Society’s ability to generate data at scale is well ahead of its ability to interpret it at the same rate, but a new company is changing that by looking at an old tool in a new way.
Launched in early May at the Oscon conference in Austin, Texas, Pilosa is a new generation of technology that decouples the index from data storage and optimizes it for massive scale by deploying a bitmap index on high-cardinality data, CEO Higinio Maycotte said.
Society is generating new data at a rate much faster than Moore’s Law. That volume makes it harder to interpret data at scale, as data retrieval technology has fallen beside that which generates it.
“It’s going to solve a major problem for everyone who works with data sets of one terabyte or more,” Mr. Maycotte said. “Pilosa makes a terabyte of data respond to queries as if it were 10 megabytes.”
Mr. Maycotte explained databases consist of two parts – storage and the index on which queries are run. Instead or residing within data stores, Pilosa sits on top of them. As a bitmap index, it uses less space so it can run in memory and not on disk.
Pilosa plans on using the power of the crowd to quickly offer solutions. It has introduced nine patents into the open source community where the technology develops three to five times as fast as anywhere else, Mr. Maycotte said.
“As open-source software, Pilosa is available today on GitHub. Our first version includes production-tested features, including single and multi-node index support, replication, Algorithm Plugins, Data Importer, and Basic Cluster Management. Customers can collaborate with us or pay a fee to add Pilosa to their stack and to access premium modules that we’ve built to further optimize performance.
“Our focus right now is on building a community around this software. Open-source projects live and die by the people who work on and around them.”
Mr. Maycotte describes himself as a serial entrepreneur. In 2011 he started Umbel, a company using data to enable sports and entertainment organizations to turn fans into revenue generating customers. He learned as companies grow they have to make sense of huge amounts of data. In the United States, 220 million consumers can generate 100 million unique data columns.
He looked for enterprise open source solutions and found nothing suitable. They were either cobbled together, expensive, slow, or fragile. So Umbel set about to build their own solution and it worked better than they could imagine.
“We realized we solved the problem for ourselves and the rest of the world,” Mr. Maycotte said.

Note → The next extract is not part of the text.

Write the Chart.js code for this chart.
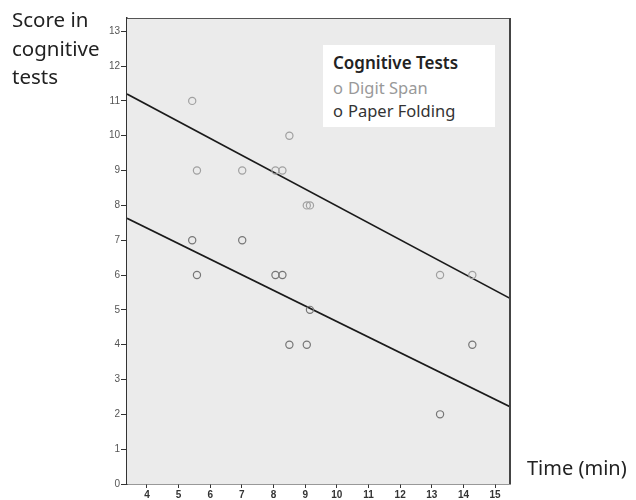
<!DOCTYPE html>
<html>
<head>
<meta charset="utf-8">
<script src="https://cdn.jsdelivr.net/npm/chart.js@4"></script>
<style>
  body { margin: 0; background: #fff; }
  #wrap { position: relative; width: 636px; height: 500px; }
  #yTitle { position: absolute; left: 12px; top: 5px; font: 20.5px "Noto Sans", sans-serif; line-height: 28.5px; color: #222; }
  #xTitle { position: absolute; left: 527px; top: 454px; font: 20px "Noto Sans", sans-serif; color: #222; }
  #legend { position: absolute; left: 323px; top: 45px; width: 172px; height: 82px; background: #fff; font-family: "Noto Sans", sans-serif; }
  #legend .t { position: absolute; left: 10px; top: 6px; font-size: 17px; font-weight: 600; color: #222; }
  #legend .i { position: absolute; left: 10px; font-size: 16.5px; white-space: nowrap; }
  #legend .i b { font-weight: normal; margin-right: 5px; }
</style>
</head>
<body>
<div id="wrap">
  <canvas id="c" width="636" height="500"></canvas>
  <div id="yTitle">Score in<br>cognitive<br>tests</div>
  <div id="xTitle">Time (min)</div>
  <div id="legend">
    <div class="t">Cognitive Tests</div>
    <div class="i" style="top:31px;color:#999"><b>o</b>Digit Span</div>
    <div class="i" style="top:54px;color:#333"><b>o</b>Paper Folding</div>
  </div>
</div>
<script>
// time per subject (same for both tests)
const timeX = [5.43, 5.58, 7.01, 8.06, 8.28, 8.5, 9.05, 9.15, 13.26, 14.28];
const digitSpan = [11, 9, 9, 9, 9, 10, 8, 8, 6, 6];
const paperFolding = [7, 6, 7, 6, 6, 4, 4, 5, 2, 4];
// fit lines at the plot edges
const fitX = [3.37, 15.47];
const fitDigit = [11.2, 5.33];
const fitFold = [7.63, 2.22];
const xTicks = [4, 5, 6, 7, 8, 9, 10, 11, 12, 13, 14, 15];
const yTicks = [0, 1, 2, 3, 4, 5, 6, 7, 8, 9, 10, 11, 12, 13];

const pts = (xs, ys) => xs.map((x, i) => ({ x: x, y: ys[i] }));

const frame = {
  id: 'frame',
  beforeDatasetsDraw(chart) {
    const a = chart.chartArea, ctx = chart.ctx;
    ctx.save();
    ctx.fillStyle = '#ebebeb';
    ctx.fillRect(a.left, a.top, a.right - a.left, a.bottom - a.top);
    ctx.restore();
  },
  afterDraw(chart) {
    const a = chart.chartArea, ctx = chart.ctx;
    ctx.save();
    ctx.strokeStyle = '#555';
    ctx.lineWidth = 1;
    ctx.beginPath();
    ctx.moveTo(a.left, a.top + 0.5);
    ctx.lineTo(a.right, a.top + 0.5);
    ctx.stroke();
    ctx.strokeStyle = '#444';
    ctx.lineWidth = 2;
    ctx.beginPath();
    ctx.moveTo(a.right, a.top);
    ctx.lineTo(a.right, a.bottom);
    ctx.stroke();
    ctx.restore();
  }
};

new Chart(document.getElementById('c'), {
  type: 'scatter',
  data: {
    datasets: [
      { label: 'Digit Span', data: pts(timeX, digitSpan), pointStyle: 'circle', pointRadius: 3.6, borderWidth: 1.2, borderColor: '#a0a0a0', backgroundColor: 'rgba(0,0,0,0)' },
      { label: 'Paper Folding', data: pts(timeX, paperFolding), pointStyle: 'circle', pointRadius: 3.6, borderWidth: 1.2, borderColor: '#767676', backgroundColor: 'rgba(0,0,0,0)' },
      { type: 'line', label: 'fit1', data: pts(fitX, fitDigit), borderColor: '#1a1a1a', borderWidth: 1.7, pointRadius: 0, fill: false },
      { type: 'line', label: 'fit2', data: pts(fitX, fitFold), borderColor: '#1a1a1a', borderWidth: 1.7, pointRadius: 0, fill: false }
    ]
  },
  options: {
    responsive: false,
    animation: false,
    layout: { padding: { left: 87, right: 126, top: 18, bottom: 0 } },
    plugins: { legend: { display: false }, tooltip: { enabled: false } },
    scales: {
      x: {
        type: 'linear', min: 3.37, max: 15.47,
        afterBuildTicks: s => { s.ticks = xTicks.map(v => ({ value: v })); },
        afterFit: s => { s.height = 16; },
        grid: { drawOnChartArea: false, drawTicks: true, tickLength: 4, color: '#333' },
        border: { display: true, color: '#333', width: 1.5 },
        ticks: { padding: 1, color: '#333', font: { family: 'Liberation Sans', size: 10, weight: 'bold' }, maxRotation: 0 }
      },
      y: {
        type: 'linear', min: 0, max: 13.38,
        afterBuildTicks: s => { s.ticks = yTicks.map(v => ({ value: v })); },
        afterFit: s => { s.width = 40; },
        grid: { drawOnChartArea: false, drawTicks: true, tickLength: 6, color: '#333' },
        border: { display: true, color: '#333', width: 1.5 },
        ticks: { padding: 1, color: '#555', font: { family: 'Liberation Sans', size: 10 } }
      }
    }
  },
  plugins: [frame]
});
</script>
</body>
</html>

He convinced Umbel’s board to let him spin off the solution and Pilosa was born.
To illustrate how Pilosa can create value out of incredible sums of data, they set about to find the best places in New York to get a cab. Using records of 1.3 billion records of start and finish times, the team mapped the data into the system, where the bitmap index normalized and converted the data into ones and zeros across 1.3 billion rows and 100,000 columns.
The results were impressive, they came fast, and are highly secure, Mr. Maycotte said.
“Pilosa is behind so the security in place protects that data, which is highly abstract in its nature. It is incredibly secure.”
Pilosa’s applications are limitless, Mr. Maycotte said. While many fraud models are based on small samples, Pilosa can analyze complete data sets to get clearer trends much faster than before through better interpretation and the use of historical data, which other methods struggle to make use of.
Scientific research involving proteins is a data intensive area, Mr. Maycotte said. Most existing models can only accommodate a small fraction of the actual proteins in the human body but scientists can employ Pilosa’s models and capture the entire data set.
“Genomic analyses can be completed in orders of magnitude faster,” Mr. Maycotte said.
Mr. Maycotte used the simple example of determining my favorite shirt colors. Pilosa turns that into a question by assigning a 1 or 0 to my like or dislike of every color. The binary system is highly compressible. Should someone want to know the favorite shirt colors of thousands or millions of people, this can easily be determined, along with a host of related factors.
“We want to sit on top of some of the largest data sets in the world,” Mr. Maycotte said. “Our pilot projects include moonshot initiatives like cancer research. Joining and asking questions of multiple whole genomes simultaneously is exactly the kind of work Pilosa was built to help accomplish.”